On this theme, I’m reminded of a tale told me by an ardent conservationist friend who loved to hike. One time, somewhere in the woods of New Hampshire, he was hiking with a friend. They were talking about this and that as they went along, in normal conversational tone voices, neither loud nor whispers. Out of the blue, a very stoned hippie confronted them and demanded they shut up and walk in silence, that their voices were noise pollution, that they were intruders who were not respecting the forest, so on and so on.
On the one hand, it is easy to find self-shame here. Yes, we’re “intruders” in the forest. We’re “disturbing” the animals. But a nano-moment of reflection will reveal that we too are living creatures and our natural home is the planet earth. As we are very versatile creatures, there is not a continent where we have not made a home (I love double negatives).
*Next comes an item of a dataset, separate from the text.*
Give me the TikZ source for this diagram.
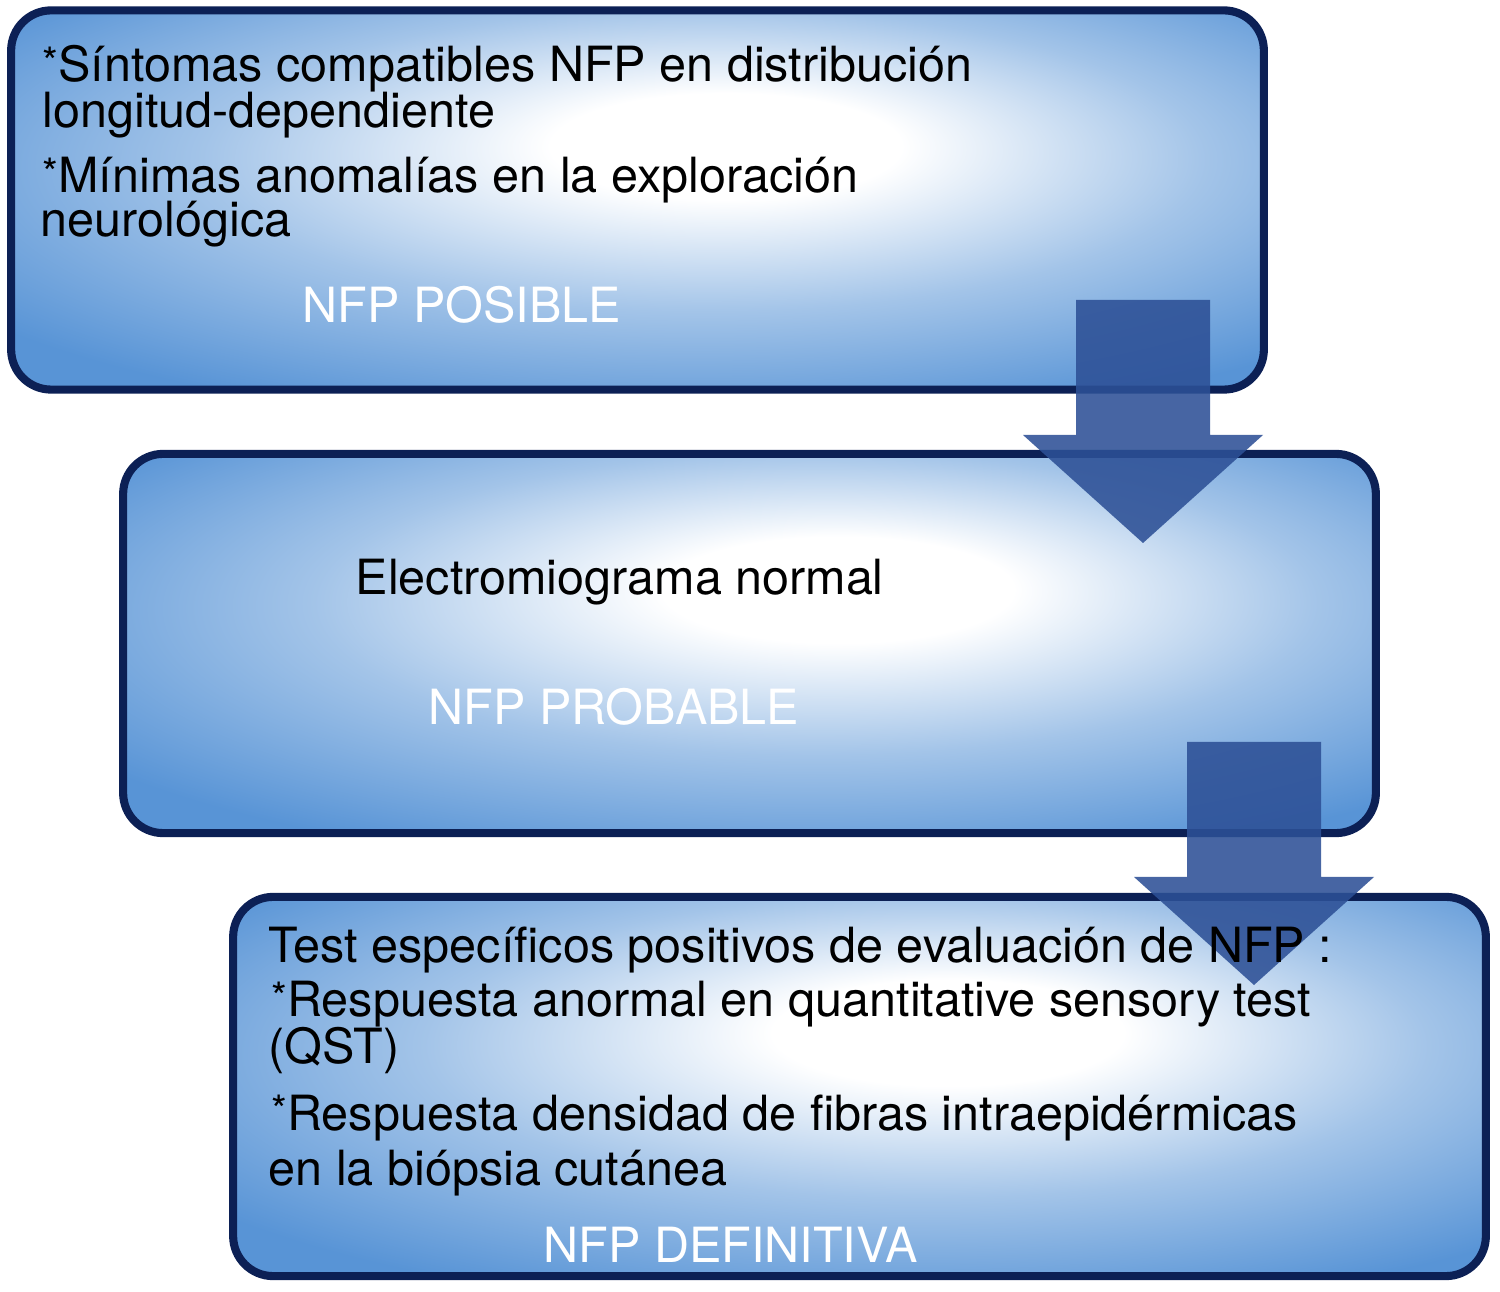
\documentclass[tikz,border=0pt]{standalone}
\usepackage{fontspec}
\setmainfont{TeX Gyre Heros}
\usepackage{xcolor}
\definecolor{boxblue}{RGB}{88,148,214}
\definecolor{boxedge}{RGB}{12,32,85}
\definecolor{arrblue}{RGB}{45,80,150}
\pgfdeclareradialshading{boxglow}{\pgfpoint{4bp}{8bp}}{%
  color(0bp)=(white); color(7bp)=(white); color(20bp)=(boxblue!55!white);
  color(34bp)=(boxblue); color(60bp)=(boxblue)}
\newcommand{\itemstar}{\raisebox{1.5pt}{\fontsize{11.5}{11.5}\selectfont *}}
\tikzset{
  stagebox/.style={rectangle, draw=boxedge, line width=2.3pt, rounded corners=0.4cm,
                   minimum width=12.52cm, minimum height=3.79cm, shading=boxglow, inner sep=0pt},
  itemtext/.style={anchor=base west, inner sep=0pt, font=\fontsize{13.8}{16}\selectfont, text=black},
  stagelabel/.style={itemtext, text=white},
  downarr/.pic={\fill[arrblue, fill opacity=0.88]
    (-67,0) -- (67,0) -- (67,135) -- (120,135) -- (0,243) -- (-120,135) -- (-67,135) -- cycle;},
}

\begin{document}
\begin{tikzpicture}[x=0.01cm, y=-0.01cm]
  \useasboundingbox (0,0) rectangle (1500,1292);
  % three stages
  \node[stagebox] (posible)  at (637.5,200)  {};
  \node[stagebox] (probable) at (749.5,643.5) {};
  \node[stagebox] (definit)  at (859.5,1086.5) {};
  % block arrows between stages
  \pic at (1143,300) {downarr};
  \pic at (1254,742) {downarr};
  % stage 1
  \node[itemtext] (sint1) at (42,82)  {\itemstar Síntomas compatibles NFP en distribución};
  \node[itemtext] (sint2) at (42,128) {longitud-dependiente};
  \node[itemtext] (mini1) at (42,193) {\itemstar Mínimas anomalías en la exploración};
  \node[itemtext] (mini2) at (40,237) {neurológica};
  \node[stagelabel] (lbpos) at (302,323) {NFP POSIBLE};
  % stage 2
  \node[itemtext] (emg) at (355,595) {Electromiograma normal};
  \node[stagelabel] (lbprob) at (428,725) {NFP PROBABLE};
  % stage 3
  \node[itemtext] (test)  at (268,962)  {Test específicos positivos de evaluación de NFP :};
  \node[itemtext] (qst1)  at (271,1017) {\itemstar Respuesta anormal en quantitative sensory test};
  \node[itemtext] (qst2)  at (268,1063) {(QST)};
  \node[itemtext] (fib1)  at (271,1130) {\itemstar Respuesta densidad de fibras intraepidérmicas};
  \node[itemtext] (fib2)  at (268,1185) {en la biópsia cutánea};
  \node[stagelabel] (lbdef) at (543,1262) {NFP DEFINITIVA};
\end{tikzpicture}
\end{document}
Our “voices” are just as “natural” as birdsongs.
What was really annoying the stoned hippie (which he could not articulate to himself or others) was that he, personally, was seeking solitude, distance from other people. His demand for silence was a purely selfish demand, and a very modern one. The hippie wanted to experience the woods as he imagined woods should be: devoid of human presence as they are in a picture or a TV nature program. In these, the human is the observer or consumer, not an interactive part of the forest, as we have been for many thousands of years. The further we separate ourselves from our habitat, the more concerned we become about preserving it. But I digress. And now I’m sure to angry replies accusing me of somehow wanting to litter the woods with plastic turds, kill all life on the planet and refuse to watch Al Gore’s movie. Or maybe not.
Funny. I circumscribe the topics of my blogs to avoid giving offense. The school, friends and fellow faculty are a rich feeding ground for humor, but the politics are treacherous. Two or three read the blog. So I tell stories about trees, mountains and buses—which are easy targets, since they generally don’t reply. But I do get offended replies, which makes me realize that anger and sex are the two biggest attractions on the web. If my blog was read by enough people, someone would be offended by the phrase: “I love life.” In fact, I can already think of many people who would be offended by that phrase.
Conflict and sex, I think, both make us feel more alive. Perhaps it’s the adrenaline involved in both, so maybe there’s a convergence available. But it’s too depressing to conflate the two (totally).
So there. This is a promise to heal myself, and blog better in the new year. I don't really want to blog about sex, so I'll just have to start offending people (but in a nice way, as I really mean no offense, not even to the silent trees of the forest).